EU Wheat Closing Comments - Wednesday

13/06/12 -- EU grains closed mixed with Jul 12 London wheat up GBP1.25/tonne to GBP173.90/tonne and Nov 12 GBP1.50/tonne firmer at GBP155.50/tonne. Inactive Aug 12 Paris wheat was unchanged at EUR205.25/tonne, whilst Nov 12 was also unchanged at EUR206.00/tonne.

ABARES forecast the Australian wheat crop at 24.1 MMT this year, 7.3% down on its March estimate and 18% below last year's record output.

Dryness in Western Australia and a switch out of wheat to potentially more profitable rapeseed production was behind the reduction. 2012/13 Australian wheat exports were estimated at 20.5 MMT vs. 2011/12 exports of 22.3 MMT.

FranceAgriMer said that French 2011/12 non-EU soft wheat exports would total 8.5 MMT, down 0.2 MMT from their previous estimate of 8.7 M and 34% below the 12.9 MMT exported in 2010/11.

The also pegged 2011/12 soft wheat exports to fellow EU members at 7.12 MMT, up slightly on their previous estimate of 7.1 MMT.

French 2011/12 soft wheat ending stocks are estimated at 2.51 MMT from their previous estimate of 2.36 MMT. These carryout forecasts have been creeping up steadily in recent months as exports to non-EU destinations have fallen away as other origin wheat has made inroads into traditional French homes in North Africa.

The German Farm Cooperatives (DRV) downgraded Germany’s 2012 wheat crop to 21.38 MMT versus their previous estimate of 22.0 MMT, and 0.5 MMT below yesterday's USDA forecast, citing significantly higher levels of winterkill than had been expected.

German barley production however will rise 3.2% to 9.0 MMT and rapeseed output will jump 18% to 4.52 MMT, they said.

Ukraine's Ag Ministry said that the country will export 26 MMT of grains in 2012/13, an increase of 13% on this season, despite a fall in production of almost 17%. High carryover stocks from the current season and no export restrictions are the reason for the disparity, they say.

Anecdotal reports reveal that the winter barley harvest began yesterday in the Crimea area of Ukraine.

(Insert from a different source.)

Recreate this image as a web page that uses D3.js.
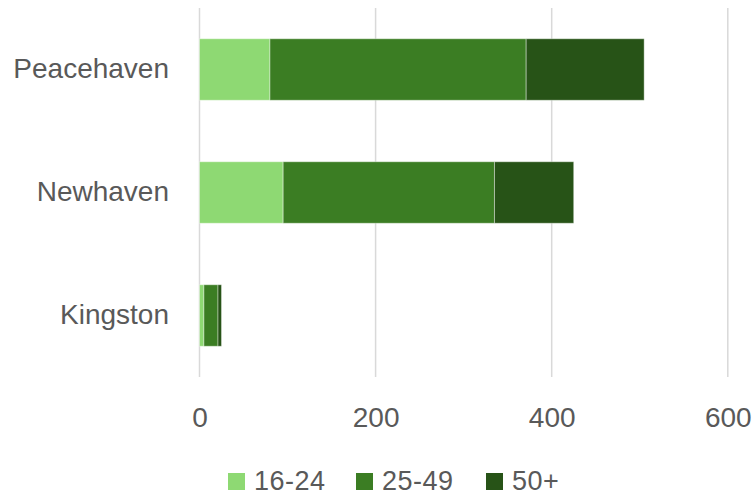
<!DOCTYPE html>
<html>
<head>
<meta charset="utf-8">
<script src="https://cdn.jsdelivr.net/npm/d3@7"></script>
<style>
  html, body { margin: 0; padding: 0; background: #fff; }
  svg { display: block; font-family: "Liberation Sans", Arial, sans-serif; }
</style>
</head>
<body>
<svg id="chart" width="756" height="494"></svg>
<script>
// Employment counts by age band for each town
const towns = ["Peacehaven", "Newhaven", "Kingston"];
const ageBands = ["16-24", "25-49", "50+"];
const age16to24 = [80, 95, 5];
const age25to49 = [291, 240, 16];
const age50plus = [134, 90, 4];
const xTicks = [0, 200, 400, 600];
const bandColors = ["#8ED973", "#3B7D23", "#275317"];

const rows = towns.map((t, i) => ({
  town: t,
  "16-24": age16to24[i],
  "25-49": age25to49[i],
  "50+": age50plus[i]
}));

const svg = d3.select("#chart");
const textColor = "#595959";

const x = d3.scaleLinear().domain([0, 600]).range([199.5, 727.8]);
const y = d3.scaleBand().domain(towns).range([8, 377]).paddingInner(0.5).paddingOuter(0.25);
const color = d3.scaleOrdinal().domain(ageBands).range(bandColors);

// vertical gridlines
svg.append("g")
  .selectAll("line")
  .data(xTicks)
  .join("line")
  .attr("x1", d => x(d)).attr("x2", d => x(d))
  .attr("y1", 8).attr("y2", 377)
  .attr("stroke", "#d9d9d9")
  .attr("stroke-width", 1.5);

// stacked bars
const stacked = d3.stack().keys(ageBands)(rows);
svg.append("g")
  .selectAll("g")
  .data(stacked)
  .join("g")
  .attr("fill", d => color(d.key))
  .selectAll("rect")
  .data(d => d)
  .join("rect")
  .attr("x", d => x(d[0]))
  .attr("width", d => x(d[1]) - x(d[0]))
  .attr("y", d => y(d.data.town))
  .attr("height", y.bandwidth())
  .attr("stroke", "rgba(255,255,255,0.4)")
  .attr("stroke-width", 1);

// x axis labels
const xAxis = d3.axisBottom(x).tickValues(xTicks).tickSize(0).tickPadding(0);
const gx = svg.append("g").attr("transform", "translate(0,405)").call(xAxis);
gx.select(".domain").remove();
gx.selectAll("text")
  .attr("dy", "0.8em")
  .attr("fill", textColor)
  .style("font-size", "28px")
  .style("font-family", "'Liberation Sans', Arial, sans-serif");

// y axis labels
const yAxis = d3.axisLeft(y).tickSize(0).tickPadding(0);
const gy = svg.append("g").attr("transform", "translate(169,0)").call(yAxis);
gy.select(".domain").remove();
gy.selectAll("text")
  .attr("fill", textColor)
  .style("font-size", "28px")
  .style("font-family", "'Liberation Sans', Arial, sans-serif");

// legend
const legendX = [228, 356, 486];
const legend = svg.append("g")
  .selectAll("g")
  .data(ageBands)
  .join("g")
  .attr("transform", (d, i) => `translate(${legendX[i]},473)`);
legend.append("rect")
  .attr("width", 17).attr("height", 17)
  .attr("fill", d => color(d));
legend.append("text")
  .attr("x", 26).attr("y", 16.5)
  .attr("fill", textColor)
  .style("font-size", "27px")
  .style("letter-spacing", "0.5px")
  .text(d => d);
</script>
</body>
</html>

The European debt crisis continues to keep market participants nervous with the Greek elections looming at the weekend. Yields on Italian one year bonds jumped from 2.34% a month ago to 3.972% today. That's bad news as tomorrow they will attempt to auction off longer-term debt tomorrow.

Meanwhile Spanish 10-year yields are now at 6.72% and the German press is apparently reporting that Greece could be in need of a third bailout soon.